▸ Exercise details
Exactly as written, quote every line that follows, skipping the images.

▸ Material
►

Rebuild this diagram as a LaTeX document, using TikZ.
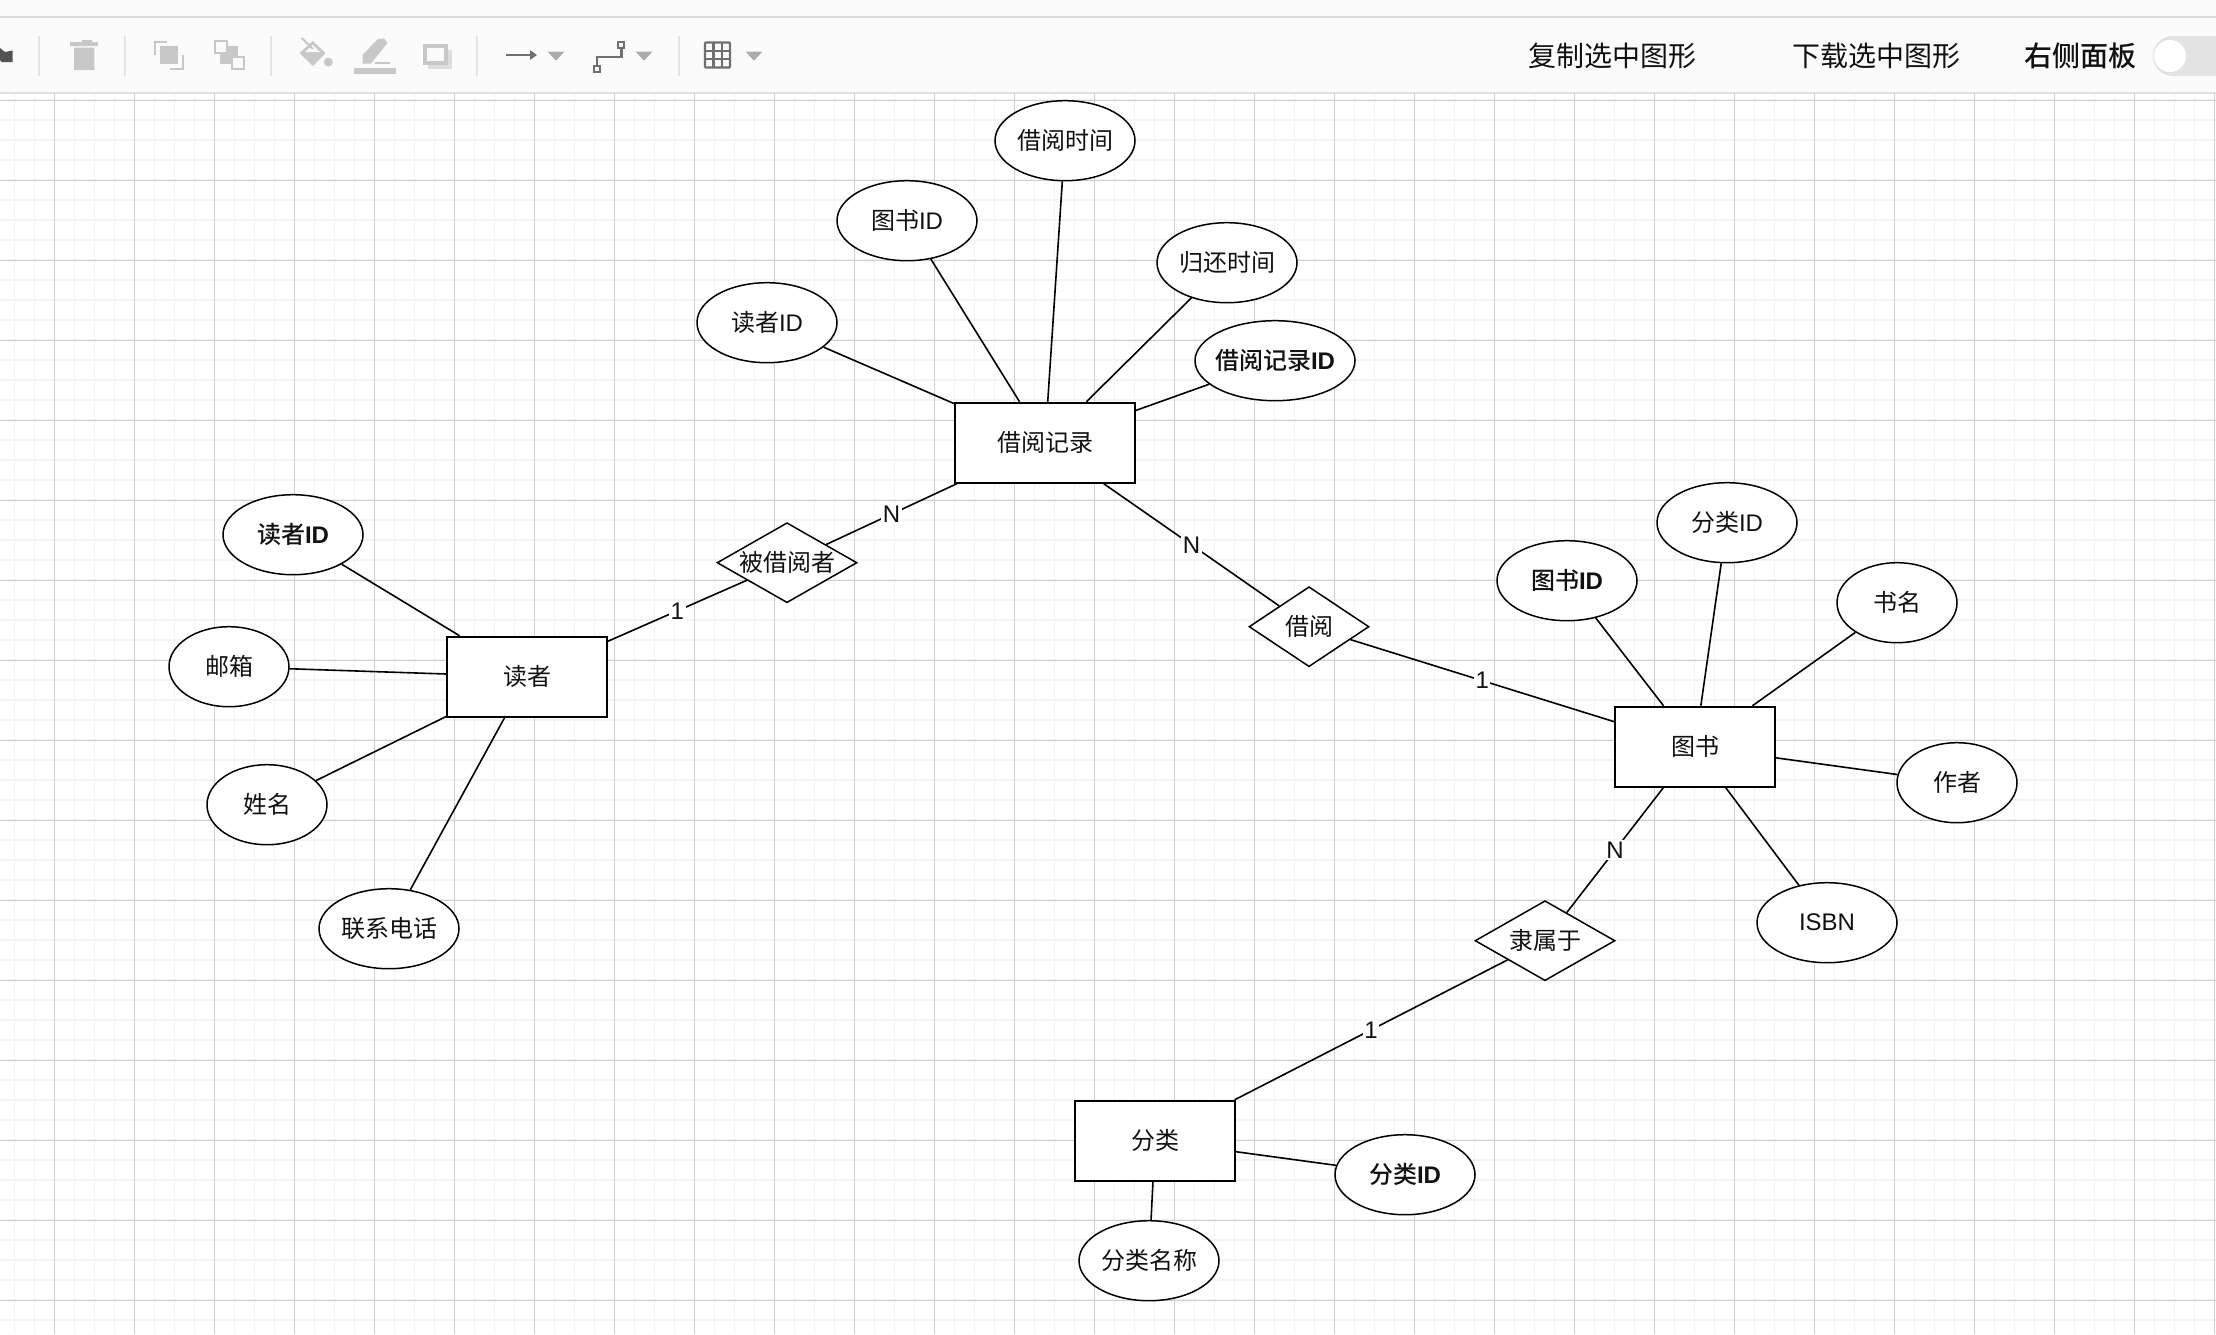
\documentclass[tikz,border=0pt]{standalone}
\usepackage{fontspec}
\setmainfont{Noto Sans CJK SC}[BoldFont={Noto Sans CJK SC Medium}]
\newfontfamily\latfont{Liberation Sans}
\usetikzlibrary{shapes.geometric}
\definecolor{barbg}{HTML}{FBFBFB}
\definecolor{barline}{HTML}{D8DADE}
\definecolor{gridminor}{HTML}{F3F3F3}
\definecolor{gridmajor}{HTML}{CFCFCF}
\definecolor{icongray}{HTML}{C8C8C8}
\definecolor{icondark}{HTML}{707070}
\definecolor{inkblack}{HTML}{111111}
\newcommand{\zerow}[1]{\makebox[0pt]{#1}}
\newcommand{\idtxt}{{\latfont ID}}
\tikzset{
  every node/.style={font=\fontsize{24}{28}\selectfont, text=inkblack},
  entity/.style={draw=black, line width=1.9pt, fill=white, rectangle, minimum width=160pt, minimum height=80pt, inner sep=0pt},
  attr/.style={draw=black, line width=1.5pt, fill=white, ellipse, minimum width=140pt, minimum height=80pt, inner sep=0pt},
  relation/.style={draw=black, line width=1.5pt, fill=white, diamond, minimum width=140pt, minimum height=80pt, inner sep=0pt},
  link/.style={line width=1.6pt, black},
  card/.style={midway, fill=white, inner sep=1.5pt, font=\fontsize{24}{24}\selectfont\latfont},
  sep/.style={line width=2pt, black!10},
  arrowdown/.style={fill=black!33},
  bartext/.style={font=\fontsize{28}{32}\selectfont}
}
\begin{document}
\begin{tikzpicture}[x=1pt,y=-1pt]
\useasboundingbox (0,0) rectangle (2216,1334);
\fill[white] (0,0) rectangle (2216,1334);
% grid
\foreach \x in {14.6,34.6,...,2216} \draw[line width=1.5pt, gridminor] (\x,93)--(\x,1334);
\foreach \y in {100,120,...,1334} \draw[line width=1.5pt, gridminor] (0,\y)--(2216,\y);
\foreach \x in {54.6,134.6,...,2216} \draw[line width=1pt, gridmajor] (\x,93)--(\x,1334);
\foreach \y in {100,180,...,1334} \draw[line width=1pt, gridmajor] (0,\y)--(2216,\y);
% toolbar
\fill[barbg] (0,0) rectangle (2216,92);
\draw[line width=2pt, barline] (0,16.5)--(2216,16.5);
\draw[line width=2pt, barline!85!white] (0,92.5)--(2216,92.5);
\foreach \x in {39,125,271,477,679} \draw[sep] (\x,36)--(\x,76);
% toolbar icons
\fill[black!68] (0,48)--(5,52)--(12.7,50.5)--(12.7,62)--(2,62)--(0,60)--cycle;
\fill[icongray] (70,42)rectangle(98,46) (82,40)rectangle(92,42) (74,47.5)rectangle(94.3,70);
\fill[icongray] (160,46) rectangle (178,64);
\draw[line width=2pt, icongray] (155,55)--(155,42)--(167,42) (183,55)--(183,69)--(170,69);
\fill[icongray] (220,46) rectangle (238,64);
\draw[line width=2pt, icongray, fill=barbg] (214.5,41) rectangle (227,53) (231.5,57) rectangle (243.5,69);
\fill[icongray] (312.7,41)--(299.5,53)--(313,66)--(325.7,53)--cycle;
\fill[barbg] (305,52)--(313,45)--(320,52)--cycle;
\draw[line width=2pt, icongray] (301.7,38)--(313,49);
\fill[icongray] (328.3,62) circle (4.5);
\fill[icongray] (362.5,63.5)--(362.5,55)--(378,39)--(384,38.5)--(387.5,43)--(371,63.5)--cycle;
\draw[line width=2pt, icongray] (375,62.7)--(390,62.7);
\fill[icongray] (354,67.7) rectangle (396,74);
\fill[black!13] (428,50) rectangle (452.3,69.3);
\draw[line width=4pt, icongray, fill=barbg] (424.7,46) rectangle (445.7,63);
\draw[line width=2.4pt, icondark] (506,55)--(533,55);
\fill[icondark] (530,50)--(537,55)--(530,60)--cycle;
\fill[arrowdown] (547.7,51.7)--(564.3,51.7)--(556,60.7)--cycle;
\draw[line width=2.4pt, icondark] (597,65)--(597,56.7)--(621.3,56.7)--(621.3,47);
\draw[line width=2pt, icondark] (594,66)rectangle(600,72) (618.3,42)rectangle(624.3,48);
\fill[arrowdown] (635.7,51.7)--(652.3,51.7)--(644,60.7)--cycle;
\draw[line width=2.4pt, icondark, rounded corners=1pt] (705,42.5) rectangle (730,67.5);
\draw[line width=2.4pt, icondark] (713.3,42.5)--(713.3,67.5) (721.7,42.5)--(721.7,67.5) (705,50.8)--(730,50.8) (705,59.2)--(730,59.2);
\fill[arrowdown] (745.7,51.7)--(762.3,51.7)--(754,60.7)--cycle;
% toolbar texts
\node[bartext] (copybtn) at (1612,56) {复制选中图形};
\node[bartext] (savebtn) at (1876.5,56) {下载选中图形};
\node[bartext] (panelbtn) at (2080,56) {\textbf{右侧面板}};
\fill[black!11, rounded corners=20pt] (2152.7,36) rectangle (2270,76);
\node[circle, fill=white, minimum size=32pt, inner sep=0pt] (knob) at (2170,56) {};
% nodes
\node[entity] (reader) at (527,676.7) {读者};
\node[entity, minimum width=180pt] (record) at (1045,442.7) {借阅记录};
\node[entity] (book) at (1695,746.7) {图书};
\node[entity] (category) at (1155,1140.7) {分类};
\node[relation] (borrowedby) at (787,562.7) {\zerow{被借阅者}};
\node[relation, minimum width=120pt] (borrows) at (1309,626.7) {\zerow{借阅}};
\node[relation] (belongs) at (1545,940.7) {\zerow{隶属于}};
% reader attributes
\node[attr] (rid) at (293,534.7) {\textbf{读者\idtxt}};
\node[attr, minimum width=120pt] (rmail) at (229,666.7) {邮箱};
\node[attr, minimum width=120pt] (rname) at (267,804.7) {姓名};
\node[attr] (rtel) at (389,928.7) {\zerow{联系电话}};
% record attributes
\node[attr] (jreader) at (767,322.7) {读者\idtxt};
\node[attr] (jbook) at (907,220.7) {图书\idtxt};
\node[attr] (jtime) at (1065,140.7) {\zerow{借阅时间}};
\node[attr] (jback) at (1227,262.7) {\zerow{归还时间}};
\node[attr, minimum width=160pt] (jid) at (1275,360.7) {\zerow{\textbf{借阅记录\idtxt}}};
% book attributes
\node[attr] (bid) at (1567,580.7) {\textbf{图书\idtxt}};
\node[attr] (bcat) at (1727,522.7) {分类\idtxt};
\node[attr, minimum width=120pt] (bname) at (1897,602.7) {书名};
\node[attr, minimum width=120pt] (bauthor) at (1957,782.7) {作者};
\node[attr] (bisbn) at (1827,922.7) {{\latfont ISBN}};
% category attributes
\node[attr] (cid) at (1405,1174.7) {\textbf{分类\idtxt}};
\node[attr] (cname) at (1149,1260.7) {\zerow{分类名称}};
% attribute lines
\foreach \a in {rid,rmail,rname,rtel} \draw[link] (\a)--(reader);
\foreach \a in {jreader,jbook,jtime,jback,jid} \draw[link] (\a)--(record);
\foreach \a in {bid,bcat,bname,bauthor,bisbn} \draw[link] (\a)--(book);
\foreach \a in {cid,cname} \draw[link] (\a)--(category);
% relations
\draw[link] (reader)--(borrowedby) node[card] (c1) {1};
\draw[link] (borrowedby)--(record) node[card] (c2) {N};
\draw[link] (record)--(borrows) node[card] (c3) {N};
\draw[link] (borrows)--(book) node[card] (c4) {1};
\draw[link] (book)--(belongs) node[card] (c5) {N};
\draw[link] (belongs)--(category) node[card] (c6) {1};
\end{tikzpicture}
\end{document}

◄

▸ Complete output
Rebuild this diagram as a LaTeX document, using TikZ.
\documentclass[tikz,border=0pt]{standalone}
\usepackage{fontspec}
\setmainfont{Noto Sans CJK SC}[BoldFont={Noto Sans CJK SC Medium}]
\newfontfamily\latfont{Liberation Sans}
\usetikzlibrary{shapes.geometric}
\definecolor{barbg}{HTML}{FBFBFB}
\definecolor{barline}{HTML}{D8DADE}
\definecolor{gridminor}{HTML}{F3F3F3}
\definecolor{gridmajor}{HTML}{CFCFCF}
\definecolor{icongray}{HTML}{C8C8C8}
\definecolor{icondark}{HTML}{707070}
\definecolor{inkblack}{HTML}{111111}
\newcommand{\zerow}[1]{\makebox[0pt]{#1}}
\newcommand{\idtxt}{{\latfont ID}}
\tikzset{
  every node/.style={font=\fontsize{24}{28}\selectfont, text=inkblack},
  entity/.style={draw=black, line width=1.9pt, fill=white, rectangle, minimum width=160pt, minimum height=80pt, inner sep=0pt},
  attr/.style={draw=black, line width=1.5pt, fill=white, ellipse, minimum width=140pt, minimum height=80pt, inner sep=0pt},
  relation/.style={draw=black, line width=1.5pt, fill=white, diamond, minimum width=140pt, minimum height=80pt, inner sep=0pt},
  link/.style={line width=1.6pt, black},
  card/.style={midway, fill=white, inner sep=1.5pt, font=\fontsize{24}{24}\selectfont\latfont},
  sep/.style={line width=2pt, black!10},
  arrowdown/.style={fill=black!33},
  bartext/.style={font=\fontsize{28}{32}\selectfont}
}
\begin{document}
\begin{tikzpicture}[x=1pt,y=-1pt]
\useasboundingbox (0,0) rectangle (2216,1334);
\fill[white] (0,0) rectangle (2216,1334);
% grid
\foreach \x in {14.6,34.6,...,2216} \draw[line width=1.5pt, gridminor] (\x,93)--(\x,1334);
\foreach \y in {100,120,...,1334} \draw[line width=1.5pt, gridminor] (0,\y)--(2216,\y);
\foreach \x in {54.6,134.6,...,2216} \draw[line width=1pt, gridmajor] (\x,93)--(\x,1334);
\foreach \y in {100,180,...,1334} \draw[line width=1pt, gridmajor] (0,\y)--(2216,\y);
% toolbar
\fill[barbg] (0,0) rectangle (2216,92);
\draw[line width=2pt, barline] (0,16.5)--(2216,16.5);
\draw[line width=2pt, barline!85!white] (0,92.5)--(2216,92.5);
\foreach \x in {39,125,271,477,679} \draw[sep] (\x,36)--(\x,76);
% toolbar icons
\fill[black!68] (0,48)--(5,52)--(12.7,50.5)--(12.7,62)--(2,62)--(0,60)--cycle;
\fill[icongray] (70,42)rectangle(98,46) (82,40)rectangle(92,42) (74,47.5)rectangle(94.3,70);
\fill[icongray] (160,46) rectangle (178,64);
\draw[line width=2pt, icongray] (155,55)--(155,42)--(167,42) (183,55)--(183,69)--(170,69);
\fill[icongray] (220,46) rectangle (238,64);
\draw[line width=2pt, icongray, fill=barbg] (214.5,41) rectangle (227,53) (231.5,57) rectangle (243.5,69);
\fill[icongray] (312.7,41)--(299.5,53)--(313,66)--(325.7,53)--cycle;
\fill[barbg] (305,52)--(313,45)--(320,52)--cycle;
\draw[line width=2pt, icongray] (301.7,38)--(313,49);
\fill[icongray] (328.3,62) circle (4.5);
\fill[icongray] (362.5,63.5)--(362.5,55)--(378,39)--(384,38.5)--(387.5,43)--(371,63.5)--cycle;
\draw[line width=2pt, icongray] (375,62.7)--(390,62.7);
\fill[icongray] (354,67.7) rectangle (396,74);
\fill[black!13] (428,50) rectangle (452.3,69.3);
\draw[line width=4pt, icongray, fill=barbg] (424.7,46) rectangle (445.7,63);
\draw[line width=2.4pt, icondark] (506,55)--(533,55);
\fill[icondark] (530,50)--(537,55)--(530,60)--cycle;
\fill[arrowdown] (547.7,51.7)--(564.3,51.7)--(556,60.7)--cycle;
\draw[line width=2.4pt, icondark] (597,65)--(597,56.7)--(621.3,56.7)--(621.3,47);
\draw[line width=2pt, icondark] (594,66)rectangle(600,72) (618.3,42)rectangle(624.3,48);
\fill[arrowdown] (635.7,51.7)--(652.3,51.7)--(644,60.7)--cycle;
\draw[line width=2.4pt, icondark, rounded corners=1pt] (705,42.5) rectangle (730,67.5);
\draw[line width=2.4pt, icondark] (713.3,42.5)--(713.3,67.5) (721.7,42.5)--(721.7,67.5) (705,50.8)--(730,50.8) (705,59.2)--(730,59.2);
\fill[arrowdown] (745.7,51.7)--(762.3,51.7)--(754,60.7)--cycle;
% toolbar texts
\node[bartext] (copybtn) at (1612,56) {复制选中图形};
\node[bartext] (savebtn) at (1876.5,56) {下载选中图形};
\node[bartext] (panelbtn) at (2080,56) {\textbf{右侧面板}};
\fill[black!11, rounded corners=20pt] (2152.7,36) rectangle (2270,76);
\node[circle, fill=white, minimum size=32pt, inner sep=0pt] (knob) at (2170,56) {};
% nodes
\node[entity] (reader) at (527,676.7) {读者};
\node[entity, minimum width=180pt] (record) at (1045,442.7) {借阅记录};
\node[entity] (book) at (1695,746.7) {图书};
\node[entity] (category) at (1155,1140.7) {分类};
\node[relation] (borrowedby) at (787,562.7) {\zerow{被借阅者}};
\node[relation, minimum width=120pt] (borrows) at (1309,626.7) {\zerow{借阅}};
\node[relation] (belongs) at (1545,940.7) {\zerow{隶属于}};
% reader attributes
\node[attr] (rid) at (293,534.7) {\textbf{读者\idtxt}};
\node[attr, minimum width=120pt] (rmail) at (229,666.7) {邮箱};
\node[attr, minimum width=120pt] (rname) at (267,804.7) {姓名};
\node[attr] (rtel) at (389,928.7) {\zerow{联系电话}};
% record attributes
\node[attr] (jreader) at (767,322.7) {读者\idtxt};
\node[attr] (jbook) at (907,220.7) {图书\idtxt};
\node[attr] (jtime) at (1065,140.7) {\zerow{借阅时间}};
\node[attr] (jback) at (1227,262.7) {\zerow{归还时间}};
\node[attr, minimum width=160pt] (jid) at (1275,360.7) {\zerow{\textbf{借阅记录\idtxt}}};
% book attributes
\node[attr] (bid) at (1567,580.7) {\textbf{图书\idtxt}};
\node[attr] (bcat) at (1727,522.7) {分类\idtxt};
\node[attr, minimum width=120pt] (bname) at (1897,602.7) {书名};
\node[attr, minimum width=120pt] (bauthor) at (1957,782.7) {作者};
\node[attr] (bisbn) at (1827,922.7) {{\latfont ISBN}};
% category attributes
\node[attr] (cid) at (1405,1174.7) {\textbf{分类\idtxt}};
\node[attr] (cname) at (1149,1260.7) {\zerow{分类名称}};
% attribute lines
\foreach \a in {rid,rmail,rname,rtel} \draw[link] (\a)--(reader);
\foreach \a in {jreader,jbook,jtime,jback,jid} \draw[link] (\a)--(record);
\foreach \a in {bid,bcat,bname,bauthor,bisbn} \draw[link] (\a)--(book);
\foreach \a in {cid,cname} \draw[link] (\a)--(category);
% relations
\draw[link] (reader)--(borrowedby) node[card] (c1) {1};
\draw[link] (borrowedby)--(record) node[card] (c2) {N};
\draw[link] (record)--(borrows) node[card] (c3) {N};
\draw[link] (borrows)--(book) node[card] (c4) {1};
\draw[link] (book)--(belongs) node[card] (c5) {N};
\draw[link] (belongs)--(category) node[card] (c6) {1};
\end{tikzpicture}
\end{document}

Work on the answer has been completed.